#### PROBLEM DETAILS:
Retype everything in the listing, leaving each line exactly as it is.

#### ENTRIES:
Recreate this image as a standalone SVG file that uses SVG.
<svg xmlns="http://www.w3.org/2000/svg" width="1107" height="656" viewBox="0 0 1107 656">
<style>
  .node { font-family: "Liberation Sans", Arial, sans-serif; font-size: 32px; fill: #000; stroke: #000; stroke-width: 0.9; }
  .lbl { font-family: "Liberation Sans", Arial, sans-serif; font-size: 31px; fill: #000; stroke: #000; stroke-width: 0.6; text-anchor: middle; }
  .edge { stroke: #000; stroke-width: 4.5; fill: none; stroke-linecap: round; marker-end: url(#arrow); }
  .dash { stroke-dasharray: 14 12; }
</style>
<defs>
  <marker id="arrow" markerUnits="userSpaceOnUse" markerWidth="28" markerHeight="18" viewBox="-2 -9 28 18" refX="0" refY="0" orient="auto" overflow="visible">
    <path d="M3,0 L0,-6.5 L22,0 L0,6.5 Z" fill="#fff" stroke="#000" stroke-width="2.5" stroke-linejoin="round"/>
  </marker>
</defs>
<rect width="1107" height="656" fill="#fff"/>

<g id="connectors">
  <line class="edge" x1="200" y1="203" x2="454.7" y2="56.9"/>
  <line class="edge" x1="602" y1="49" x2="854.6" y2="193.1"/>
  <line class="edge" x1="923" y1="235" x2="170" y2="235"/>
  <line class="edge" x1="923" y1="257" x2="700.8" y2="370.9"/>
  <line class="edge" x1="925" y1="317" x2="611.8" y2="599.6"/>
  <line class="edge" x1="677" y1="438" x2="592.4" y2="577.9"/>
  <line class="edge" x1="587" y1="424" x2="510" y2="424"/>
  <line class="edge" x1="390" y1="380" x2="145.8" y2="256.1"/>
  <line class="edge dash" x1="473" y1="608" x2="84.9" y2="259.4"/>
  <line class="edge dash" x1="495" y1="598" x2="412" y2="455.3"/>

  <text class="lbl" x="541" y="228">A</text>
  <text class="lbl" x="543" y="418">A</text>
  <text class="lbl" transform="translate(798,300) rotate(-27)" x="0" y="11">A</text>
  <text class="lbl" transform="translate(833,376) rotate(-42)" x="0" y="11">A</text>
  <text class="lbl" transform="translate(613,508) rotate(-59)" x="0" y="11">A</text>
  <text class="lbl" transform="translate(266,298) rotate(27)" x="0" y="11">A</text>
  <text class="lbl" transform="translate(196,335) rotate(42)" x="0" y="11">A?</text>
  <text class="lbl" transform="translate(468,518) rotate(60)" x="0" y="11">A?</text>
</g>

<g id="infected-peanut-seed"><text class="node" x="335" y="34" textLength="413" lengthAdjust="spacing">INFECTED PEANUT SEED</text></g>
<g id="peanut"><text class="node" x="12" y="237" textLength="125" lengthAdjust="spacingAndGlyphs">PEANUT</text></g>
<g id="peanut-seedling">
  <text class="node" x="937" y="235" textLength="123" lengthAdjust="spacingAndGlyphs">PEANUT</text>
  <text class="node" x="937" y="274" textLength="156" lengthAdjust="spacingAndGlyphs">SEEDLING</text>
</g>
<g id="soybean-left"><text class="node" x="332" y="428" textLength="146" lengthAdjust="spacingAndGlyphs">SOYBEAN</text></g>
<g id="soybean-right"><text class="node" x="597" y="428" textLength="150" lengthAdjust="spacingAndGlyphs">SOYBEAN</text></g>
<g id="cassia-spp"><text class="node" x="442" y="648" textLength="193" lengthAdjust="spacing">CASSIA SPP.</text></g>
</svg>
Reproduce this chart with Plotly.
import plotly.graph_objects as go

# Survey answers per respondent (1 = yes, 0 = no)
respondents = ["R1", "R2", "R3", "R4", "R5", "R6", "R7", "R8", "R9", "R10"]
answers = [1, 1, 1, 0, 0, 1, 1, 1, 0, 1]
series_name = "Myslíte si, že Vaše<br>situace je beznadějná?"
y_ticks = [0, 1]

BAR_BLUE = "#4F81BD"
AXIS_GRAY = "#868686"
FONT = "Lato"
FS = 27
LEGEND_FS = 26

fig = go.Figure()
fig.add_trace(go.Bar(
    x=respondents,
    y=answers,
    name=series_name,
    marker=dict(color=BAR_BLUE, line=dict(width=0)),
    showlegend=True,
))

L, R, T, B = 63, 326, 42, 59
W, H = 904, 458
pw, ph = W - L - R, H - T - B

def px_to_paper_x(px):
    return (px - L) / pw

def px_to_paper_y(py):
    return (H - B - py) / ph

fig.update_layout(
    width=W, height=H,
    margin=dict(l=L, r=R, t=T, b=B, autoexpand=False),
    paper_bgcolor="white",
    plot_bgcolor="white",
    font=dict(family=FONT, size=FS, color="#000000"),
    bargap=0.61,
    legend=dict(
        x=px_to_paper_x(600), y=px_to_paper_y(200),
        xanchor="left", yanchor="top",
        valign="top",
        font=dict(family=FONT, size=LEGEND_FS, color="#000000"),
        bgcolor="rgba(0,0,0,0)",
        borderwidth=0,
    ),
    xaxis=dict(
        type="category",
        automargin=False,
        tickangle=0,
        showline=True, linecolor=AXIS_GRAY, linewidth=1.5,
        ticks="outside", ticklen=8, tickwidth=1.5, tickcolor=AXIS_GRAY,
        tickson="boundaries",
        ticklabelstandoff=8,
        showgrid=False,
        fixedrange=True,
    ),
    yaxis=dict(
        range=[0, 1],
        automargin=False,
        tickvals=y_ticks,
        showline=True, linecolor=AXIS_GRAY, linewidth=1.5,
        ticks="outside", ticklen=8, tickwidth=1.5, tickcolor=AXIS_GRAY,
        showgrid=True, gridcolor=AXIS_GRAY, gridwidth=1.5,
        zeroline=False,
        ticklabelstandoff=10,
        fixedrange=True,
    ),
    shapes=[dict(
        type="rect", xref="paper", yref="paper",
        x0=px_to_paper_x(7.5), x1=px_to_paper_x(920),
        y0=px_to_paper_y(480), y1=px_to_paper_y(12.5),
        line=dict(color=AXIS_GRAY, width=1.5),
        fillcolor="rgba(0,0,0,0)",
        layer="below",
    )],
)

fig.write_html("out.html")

#### EXPECTED ANSWER:
Recreate this image as a standalone SVG file that uses SVG.
<svg xmlns="http://www.w3.org/2000/svg" width="1107" height="656" viewBox="0 0 1107 656">
<style>
  .node { font-family: "Liberation Sans", Arial, sans-serif; font-size: 32px; fill: #000; stroke: #000; stroke-width: 0.9; }
  .lbl { font-family: "Liberation Sans", Arial, sans-serif; font-size: 31px; fill: #000; stroke: #000; stroke-width: 0.6; text-anchor: middle; }
  .edge { stroke: #000; stroke-width: 4.5; fill: none; stroke-linecap: round; marker-end: url(#arrow); }
  .dash { stroke-dasharray: 14 12; }
</style>
<defs>
  <marker id="arrow" markerUnits="userSpaceOnUse" markerWidth="28" markerHeight="18" viewBox="-2 -9 28 18" refX="0" refY="0" orient="auto" overflow="visible">
    <path d="M3,0 L0,-6.5 L22,0 L0,6.5 Z" fill="#fff" stroke="#000" stroke-width="2.5" stroke-linejoin="round"/>
  </marker>
</defs>
<rect width="1107" height="656" fill="#fff"/>

<g id="connectors">
  <line class="edge" x1="200" y1="203" x2="454.7" y2="56.9"/>
  <line class="edge" x1="602" y1="49" x2="854.6" y2="193.1"/>
  <line class="edge" x1="923" y1="235" x2="170" y2="235"/>
  <line class="edge" x1="923" y1="257" x2="700.8" y2="370.9"/>
  <line class="edge" x1="925" y1="317" x2="611.8" y2="599.6"/>
  <line class="edge" x1="677" y1="438" x2="592.4" y2="577.9"/>
  <line class="edge" x1="587" y1="424" x2="510" y2="424"/>
  <line class="edge" x1="390" y1="380" x2="145.8" y2="256.1"/>
  <line class="edge dash" x1="473" y1="608" x2="84.9" y2="259.4"/>
  <line class="edge dash" x1="495" y1="598" x2="412" y2="455.3"/>

  <text class="lbl" x="541" y="228">A</text>
  <text class="lbl" x="543" y="418">A</text>
  <text class="lbl" transform="translate(798,300) rotate(-27)" x="0" y="11">A</text>
  <text class="lbl" transform="translate(833,376) rotate(-42)" x="0" y="11">A</text>
  <text class="lbl" transform="translate(613,508) rotate(-59)" x="0" y="11">A</text>
  <text class="lbl" transform="translate(266,298) rotate(27)" x="0" y="11">A</text>
  <text class="lbl" transform="translate(196,335) rotate(42)" x="0" y="11">A?</text>
  <text class="lbl" transform="translate(468,518) rotate(60)" x="0" y="11">A?</text>
</g>

<g id="infected-peanut-seed"><text class="node" x="335" y="34" textLength="413" lengthAdjust="spacing">INFECTED PEANUT SEED</text></g>
<g id="peanut"><text class="node" x="12" y="237" textLength="125" lengthAdjust="spacingAndGlyphs">PEANUT</text></g>
<g id="peanut-seedling">
  <text class="node" x="937" y="235" textLength="123" lengthAdjust="spacingAndGlyphs">PEANUT</text>
  <text class="node" x="937" y="274" textLength="156" lengthAdjust="spacingAndGlyphs">SEEDLING</text>
</g>
<g id="soybean-left"><text class="node" x="332" y="428" textLength="146" lengthAdjust="spacingAndGlyphs">SOYBEAN</text></g>
<g id="soybean-right"><text class="node" x="597" y="428" textLength="150" lengthAdjust="spacingAndGlyphs">SOYBEAN</text></g>
<g id="cassia-spp"><text class="node" x="442" y="648" textLength="193" lengthAdjust="spacing">CASSIA SPP.</text></g>
</svg>
Reproduce this chart with Plotly.
import plotly.graph_objects as go

# Survey answers per respondent (1 = yes, 0 = no)
respondents = ["R1", "R2", "R3", "R4", "R5", "R6", "R7", "R8", "R9", "R10"]
answers = [1, 1, 1, 0, 0, 1, 1, 1, 0, 1]
series_name = "Myslíte si, že Vaše<br>situace je beznadějná?"
y_ticks = [0, 1]

BAR_BLUE = "#4F81BD"
AXIS_GRAY = "#868686"
FONT = "Lato"
FS = 27
LEGEND_FS = 26

fig = go.Figure()
fig.add_trace(go.Bar(
    x=respondents,
    y=answers,
    name=series_name,
    marker=dict(color=BAR_BLUE, line=dict(width=0)),
    showlegend=True,
))

L, R, T, B = 63, 326, 42, 59
W, H = 904, 458
pw, ph = W - L - R, H - T - B

def px_to_paper_x(px):
    return (px - L) / pw

def px_to_paper_y(py):
    return (H - B - py) / ph

fig.update_layout(
    width=W, height=H,
    margin=dict(l=L, r=R, t=T, b=B, autoexpand=False),
    paper_bgcolor="white",
    plot_bgcolor="white",
    font=dict(family=FONT, size=FS, color="#000000"),
    bargap=0.61,
    legend=dict(
        x=px_to_paper_x(600), y=px_to_paper_y(200),
        xanchor="left", yanchor="top",
        valign="top",
        font=dict(family=FONT, size=LEGEND_FS, color="#000000"),
        bgcolor="rgba(0,0,0,0)",
        borderwidth=0,
    ),
    xaxis=dict(
        type="category",
        automargin=False,
        tickangle=0,
        showline=True, linecolor=AXIS_GRAY, linewidth=1.5,
        ticks="outside", ticklen=8, tickwidth=1.5, tickcolor=AXIS_GRAY,
        tickson="boundaries",
        ticklabelstandoff=8,
        showgrid=False,
        fixedrange=True,
    ),
    yaxis=dict(
        range=[0, 1],
        automargin=False,
        tickvals=y_ticks,
        showline=True, linecolor=AXIS_GRAY, linewidth=1.5,
        ticks="outside", ticklen=8, tickwidth=1.5, tickcolor=AXIS_GRAY,
        showgrid=True, gridcolor=AXIS_GRAY, gridwidth=1.5,
        zeroline=False,
        ticklabelstandoff=10,
        fixedrange=True,
    ),
    shapes=[dict(
        type="rect", xref="paper", yref="paper",
        x0=px_to_paper_x(7.5), x1=px_to_paper_x(920),
        y0=px_to_paper_y(480), y1=px_to_paper_y(12.5),
        line=dict(color=AXIS_GRAY, width=1.5),
        fillcolor="rgba(0,0,0,0)",
        layer="below",
    )],
)

fig.write_html("out.html")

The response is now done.